# Start of DATASET SECTION

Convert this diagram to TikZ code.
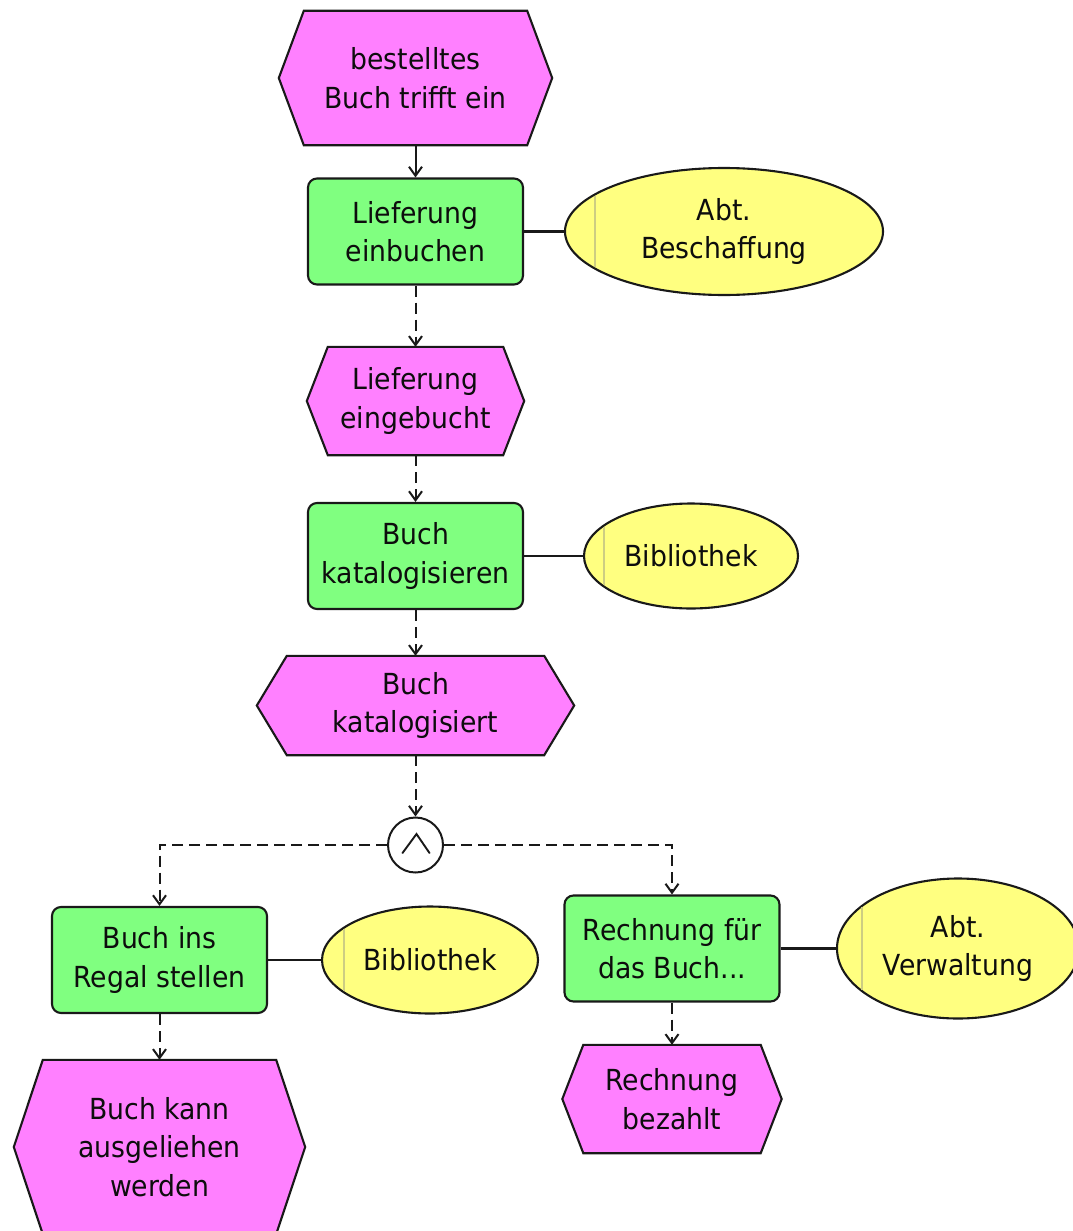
\documentclass[tikz,border=0pt]{standalone}
\usepackage{fontspec}
\setmainfont{DejaVu Sans}[FakeStretch=0.92]
\usetikzlibrary{shapes.geometric,arrows.meta,backgrounds}

\definecolor{evfill}{RGB}{255,128,255}
\definecolor{fnfill}{RGB}{128,255,128}
\definecolor{orgfill}{RGB}{255,255,128}
\definecolor{orgline}{RGB}{205,205,130}
\definecolor{edge}{RGB}{25,25,25}

\tikzset{
  every node/.style={font=\fontsize{29}{38.5}\selectfont, text=black!95, align=center},
  event/.style={shape=rectangle, inner sep=0pt},
  evshape/.style={fill=evfill, draw=edge, line width=2.1pt, line join=miter},
  func/.style={shape=rectangle, rounded corners=9pt, fill=fnfill, draw=edge,
    line width=2.1pt, minimum width=215pt, minimum height=106pt, inner sep=0pt},
  orgunit/.style={shape=ellipse, fill=orgfill, draw=edge, line width=2.1pt, inner sep=0pt},
  andop/.style={shape=circle, fill=white, draw=edge, line width=2pt, minimum size=55pt, inner sep=0pt},
  flow/.style={draw=edge, line width=2pt, dash pattern=on 11pt off 6pt,
    -{Straight Barb[length=9pt,width=13pt,line width=2pt]}},
  solidflow/.style={draw=edge, line width=2pt,
    -{Straight Barb[length=9pt,width=13pt,line width=2pt]}},
  assign/.style={draw=edge, line width=2.1pt},
  orgmark/.style={draw=orgline, line width=1.3pt}
}

\begin{document}
\begin{tikzpicture}[x=1pt,y=-1pt]
\useasboundingbox (0,0) rectangle (1073,1231);

% events (hexagon outline is added on the background layer)
\node[event, minimum width=223pt, minimum height=134pt] (e1) at (415.5,78) {bestelltes\\Buch trifft ein};
\node[event, minimum width=175pt, minimum height=108pt] (e2) at (415.5,401) {Lieferung\\eingebucht};
\node[event, minimum width=257pt, minimum height=99pt] (e3) at (415.5,705.5) {Buch\\katalogisiert};
\node[event, minimum width=233pt, minimum height=174pt] (e4) at (159.5,1147) {Buch kann\\ausgeliehen\\werden};
\node[event, minimum width=177pt, minimum height=108pt] (e5) at (672,1099) {Rechnung\\bezahlt};

% functions
\node[func] (f1) at (415.5,231.5) {Lieferung\\einbuchen};
\node[func] (f2) at (415.5,556) {Buch\\katalogisieren};
\node[func] (f3) at (159.5,960) {Buch ins\\Regal stellen};
\node[func] (f4) at (672,948.5) {Rechnung für\\das Buch...};

% organisational units
\node[orgunit, minimum width=318pt, minimum height=127pt] (o1) at (724,231.5) {Abt.\\Beschaffung};
\node[orgunit, minimum width=214pt, minimum height=105pt] (o2) at (691,556) {Bibliothek};
\node[orgunit, minimum width=216pt, minimum height=107pt] (o3) at (430,960) {Bibliothek};
\node[orgunit, minimum width=242pt, minimum height=140pt] (o4) at (958,948.5) {Abt.\\Verwaltung};

% AND connector
\node[andop] (and) at (415.5,845) {};
\draw[edge, line width=1.9pt, line cap=round]
  ([shift={(-13,8)}]and.center) -- ([shift={(1,-11)}]and.center) -- ([shift={(14,8)}]and.center);

% hexagon outlines for the events
\begin{pgfonlayer}{background}
\foreach \n/\d in {e1/25,e2/21,e3/30,e4/29,e5/21}{
  \path[evshape] (\n.north west) -- (\n.north east) -- ([xshift=\d]\n.east)
    -- (\n.south east) -- (\n.south west) -- ([xshift=-\d]\n.west) -- cycle;
}
\end{pgfonlayer}

% thin marker line inside each organisational unit
\foreach \n/\rx/\ry/\d in {o1/159/63.5/30, o2/107/52.5/20, o3/108/53.5/22, o4/121/70/25}{
  \draw[orgmark] ([shift={({-\rx+\d},{\ry*sqrt(1-(1-\d/\rx)^2)-1.5})}]\n.center)
    -- ([shift={({-\rx+\d},{-\ry*sqrt(1-(1-\d/\rx)^2)+1.5})}]\n.center);
}

% control flow
\draw[solidflow] (e1.south) -- (f1.north);
\draw[flow] (f1.south) -- (e2.north);
\draw[flow] (e2.south) -- (f2.north);
\draw[flow] (f2.south) -- (e3.north);
\draw[flow] (e3.south) -- (and.north);
\draw[flow] (and.west) -| (f3.north);
\draw[flow] (and.east) -| (f4.north);
\draw[flow] (f3.south) -- (e4.north);
\draw[flow] (f4.south) -- (e5.north);

% assignments of organisational units
\draw[assign] (f1.east) -- (o1.west);
\draw[assign] (f2.east) -- (o2.west);
\draw[assign] (f3.east) -- (o3.west);
\draw[assign] (f4.east) -- (o4.west);
\end{tikzpicture}
\end{document}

# End of DATASET SECTION

* _THE TASK_:
Restate exactly, please, only the lines between the start of the data and the line containing "(0,0) rectangle (1073,1231);", both ends included, skipping the pictures.

* _RESPONSE_:
Convert this diagram to TikZ code.
\documentclass[tikz,border=0pt]{standalone}
\usepackage{fontspec}
\setmainfont{DejaVu Sans}[FakeStretch=0.92]
\usetikzlibrary{shapes.geometric,arrows.meta,backgrounds}

\definecolor{evfill}{RGB}{255,128,255}
\definecolor{fnfill}{RGB}{128,255,128}
\definecolor{orgfill}{RGB}{255,255,128}
\definecolor{orgline}{RGB}{205,205,130}
\definecolor{edge}{RGB}{25,25,25}

\tikzset{
  every node/.style={font=\fontsize{29}{38.5}\selectfont, text=black!95, align=center},
  event/.style={shape=rectangle, inner sep=0pt},
  evshape/.style={fill=evfill, draw=edge, line width=2.1pt, line join=miter},
  func/.style={shape=rectangle, rounded corners=9pt, fill=fnfill, draw=edge,
    line width=2.1pt, minimum width=215pt, minimum height=106pt, inner sep=0pt},
  orgunit/.style={shape=ellipse, fill=orgfill, draw=edge, line width=2.1pt, inner sep=0pt},
  andop/.style={shape=circle, fill=white, draw=edge, line width=2pt, minimum size=55pt, inner sep=0pt},
  flow/.style={draw=edge, line width=2pt, dash pattern=on 11pt off 6pt,
    -{Straight Barb[length=9pt,width=13pt,line width=2pt]}},
  solidflow/.style={draw=edge, line width=2pt,
    -{Straight Barb[length=9pt,width=13pt,line width=2pt]}},
  assign/.style={draw=edge, line width=2.1pt},
  orgmark/.style={draw=orgline, line width=1.3pt}
}

\begin{document}
\begin{tikzpicture}[x=1pt,y=-1pt]
\useasboundingbox (0,0) rectangle (1073,1231);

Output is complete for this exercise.